> [WRITTEN EXERCISE]: From the listing below, return each line that includes "this".

--- GIVEN DATA ---

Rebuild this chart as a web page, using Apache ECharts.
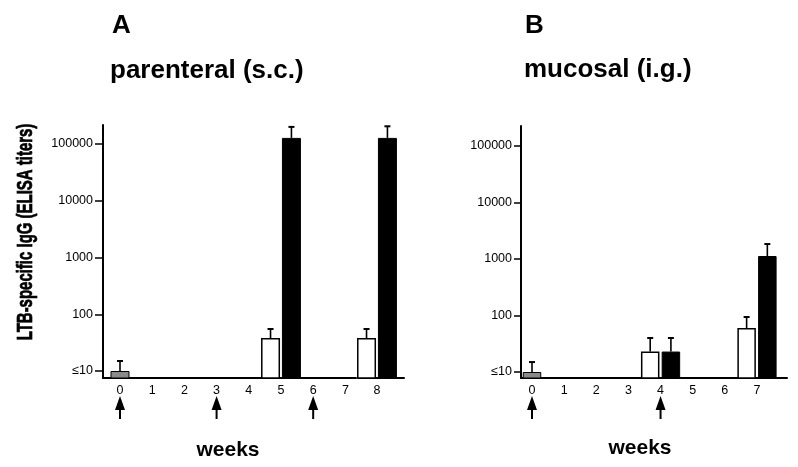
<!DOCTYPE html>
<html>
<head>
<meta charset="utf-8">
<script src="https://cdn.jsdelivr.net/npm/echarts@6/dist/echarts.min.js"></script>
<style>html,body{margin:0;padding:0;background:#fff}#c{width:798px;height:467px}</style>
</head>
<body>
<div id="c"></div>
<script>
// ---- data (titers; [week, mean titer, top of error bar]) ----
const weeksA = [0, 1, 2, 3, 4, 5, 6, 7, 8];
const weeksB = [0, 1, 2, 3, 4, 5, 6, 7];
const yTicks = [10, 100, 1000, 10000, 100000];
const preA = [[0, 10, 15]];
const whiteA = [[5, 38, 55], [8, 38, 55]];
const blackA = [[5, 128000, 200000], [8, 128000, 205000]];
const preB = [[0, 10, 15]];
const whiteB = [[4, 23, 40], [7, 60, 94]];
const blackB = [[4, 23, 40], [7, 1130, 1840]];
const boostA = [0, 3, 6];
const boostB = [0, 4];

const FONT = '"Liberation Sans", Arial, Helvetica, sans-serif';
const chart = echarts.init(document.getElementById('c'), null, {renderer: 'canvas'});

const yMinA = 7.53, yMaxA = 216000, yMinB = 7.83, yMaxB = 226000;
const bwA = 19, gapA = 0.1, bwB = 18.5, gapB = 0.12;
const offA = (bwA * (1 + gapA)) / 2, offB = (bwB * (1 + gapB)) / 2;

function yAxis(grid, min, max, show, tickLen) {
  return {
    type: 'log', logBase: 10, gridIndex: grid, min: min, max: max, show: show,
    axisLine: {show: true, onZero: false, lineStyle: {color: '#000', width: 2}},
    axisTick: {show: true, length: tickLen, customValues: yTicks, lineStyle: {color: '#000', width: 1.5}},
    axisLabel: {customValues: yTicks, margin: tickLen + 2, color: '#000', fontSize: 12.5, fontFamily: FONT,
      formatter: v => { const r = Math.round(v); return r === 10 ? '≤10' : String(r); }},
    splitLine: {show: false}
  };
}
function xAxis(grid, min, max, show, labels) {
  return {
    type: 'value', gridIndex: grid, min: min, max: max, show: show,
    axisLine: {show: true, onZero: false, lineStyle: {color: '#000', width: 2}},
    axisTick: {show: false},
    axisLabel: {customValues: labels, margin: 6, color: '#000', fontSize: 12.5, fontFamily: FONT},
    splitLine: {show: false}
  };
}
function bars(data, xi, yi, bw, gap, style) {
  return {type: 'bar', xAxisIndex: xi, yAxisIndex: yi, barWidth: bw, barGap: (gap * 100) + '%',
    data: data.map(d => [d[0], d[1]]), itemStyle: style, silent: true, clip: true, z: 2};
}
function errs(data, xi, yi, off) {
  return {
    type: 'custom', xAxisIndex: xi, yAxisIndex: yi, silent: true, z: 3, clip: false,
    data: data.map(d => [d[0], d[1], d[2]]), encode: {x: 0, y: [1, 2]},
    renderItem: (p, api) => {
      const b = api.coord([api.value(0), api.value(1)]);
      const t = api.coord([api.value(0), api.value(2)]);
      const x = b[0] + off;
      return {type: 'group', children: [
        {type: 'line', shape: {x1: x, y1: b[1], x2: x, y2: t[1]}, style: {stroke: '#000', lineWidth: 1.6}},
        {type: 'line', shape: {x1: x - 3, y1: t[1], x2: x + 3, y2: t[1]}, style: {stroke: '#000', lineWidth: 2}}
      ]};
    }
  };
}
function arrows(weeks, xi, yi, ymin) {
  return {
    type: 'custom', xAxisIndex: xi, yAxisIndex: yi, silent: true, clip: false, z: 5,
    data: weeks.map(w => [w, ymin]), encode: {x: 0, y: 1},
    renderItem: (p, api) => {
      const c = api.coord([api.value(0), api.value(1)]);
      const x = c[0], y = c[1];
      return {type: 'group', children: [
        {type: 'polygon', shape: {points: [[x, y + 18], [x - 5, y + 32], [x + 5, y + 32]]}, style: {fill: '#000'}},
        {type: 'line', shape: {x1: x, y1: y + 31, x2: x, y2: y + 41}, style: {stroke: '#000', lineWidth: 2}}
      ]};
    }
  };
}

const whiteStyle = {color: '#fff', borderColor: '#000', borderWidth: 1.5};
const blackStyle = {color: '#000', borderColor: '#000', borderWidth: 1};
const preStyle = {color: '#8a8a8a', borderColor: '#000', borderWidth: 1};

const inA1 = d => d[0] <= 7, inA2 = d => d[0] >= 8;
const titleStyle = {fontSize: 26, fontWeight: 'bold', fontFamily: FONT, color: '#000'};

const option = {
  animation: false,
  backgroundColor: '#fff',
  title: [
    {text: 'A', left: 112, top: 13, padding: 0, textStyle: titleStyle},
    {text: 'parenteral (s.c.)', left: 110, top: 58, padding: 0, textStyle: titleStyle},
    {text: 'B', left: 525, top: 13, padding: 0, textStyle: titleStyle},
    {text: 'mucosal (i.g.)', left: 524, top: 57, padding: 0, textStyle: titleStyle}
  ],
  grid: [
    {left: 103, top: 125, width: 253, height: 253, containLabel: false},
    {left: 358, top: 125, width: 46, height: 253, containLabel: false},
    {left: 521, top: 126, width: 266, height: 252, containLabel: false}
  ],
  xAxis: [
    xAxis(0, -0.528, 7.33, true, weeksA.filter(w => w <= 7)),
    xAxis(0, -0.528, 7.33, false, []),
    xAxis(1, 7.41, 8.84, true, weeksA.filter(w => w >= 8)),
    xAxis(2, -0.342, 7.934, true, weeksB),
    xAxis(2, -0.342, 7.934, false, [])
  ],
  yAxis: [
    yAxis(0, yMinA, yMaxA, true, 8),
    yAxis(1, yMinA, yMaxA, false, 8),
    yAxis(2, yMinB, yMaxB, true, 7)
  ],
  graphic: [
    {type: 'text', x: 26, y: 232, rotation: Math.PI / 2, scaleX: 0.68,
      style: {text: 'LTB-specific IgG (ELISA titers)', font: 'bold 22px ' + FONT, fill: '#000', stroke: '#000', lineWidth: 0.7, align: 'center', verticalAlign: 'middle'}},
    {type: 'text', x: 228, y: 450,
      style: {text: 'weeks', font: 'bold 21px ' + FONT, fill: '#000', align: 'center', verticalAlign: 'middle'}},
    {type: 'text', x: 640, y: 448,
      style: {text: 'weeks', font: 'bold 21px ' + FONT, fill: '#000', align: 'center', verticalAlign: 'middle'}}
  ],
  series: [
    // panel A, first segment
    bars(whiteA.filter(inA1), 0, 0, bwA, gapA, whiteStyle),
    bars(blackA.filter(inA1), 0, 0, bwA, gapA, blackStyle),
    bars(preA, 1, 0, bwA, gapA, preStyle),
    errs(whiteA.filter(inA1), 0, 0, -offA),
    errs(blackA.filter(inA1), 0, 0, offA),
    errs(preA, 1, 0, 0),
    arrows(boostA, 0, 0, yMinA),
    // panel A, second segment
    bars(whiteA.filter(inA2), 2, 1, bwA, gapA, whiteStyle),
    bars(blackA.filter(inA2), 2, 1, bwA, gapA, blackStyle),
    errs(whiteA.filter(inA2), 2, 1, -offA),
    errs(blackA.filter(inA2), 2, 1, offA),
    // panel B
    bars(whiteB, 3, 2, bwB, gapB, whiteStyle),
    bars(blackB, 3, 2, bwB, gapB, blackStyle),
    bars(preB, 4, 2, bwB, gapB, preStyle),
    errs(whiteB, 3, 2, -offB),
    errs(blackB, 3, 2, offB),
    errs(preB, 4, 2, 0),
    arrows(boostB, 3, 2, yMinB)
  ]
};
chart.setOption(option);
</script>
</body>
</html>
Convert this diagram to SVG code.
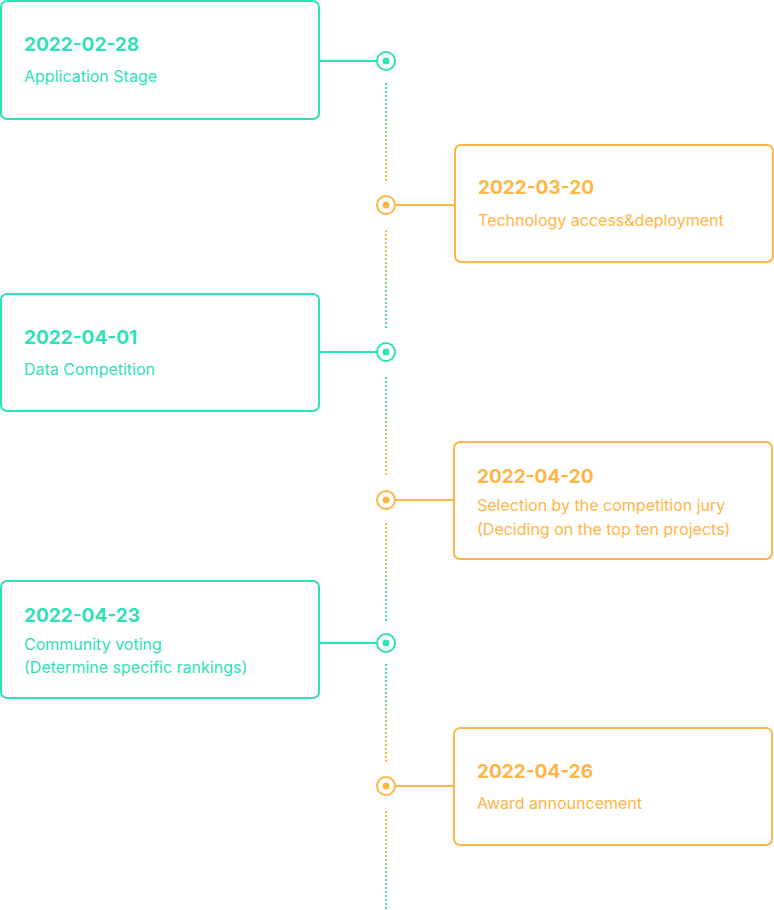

---

> [RESPONSE]:
Rebuild this chart as a web page, using Apache ECharts.
Convert this diagram to SVG code.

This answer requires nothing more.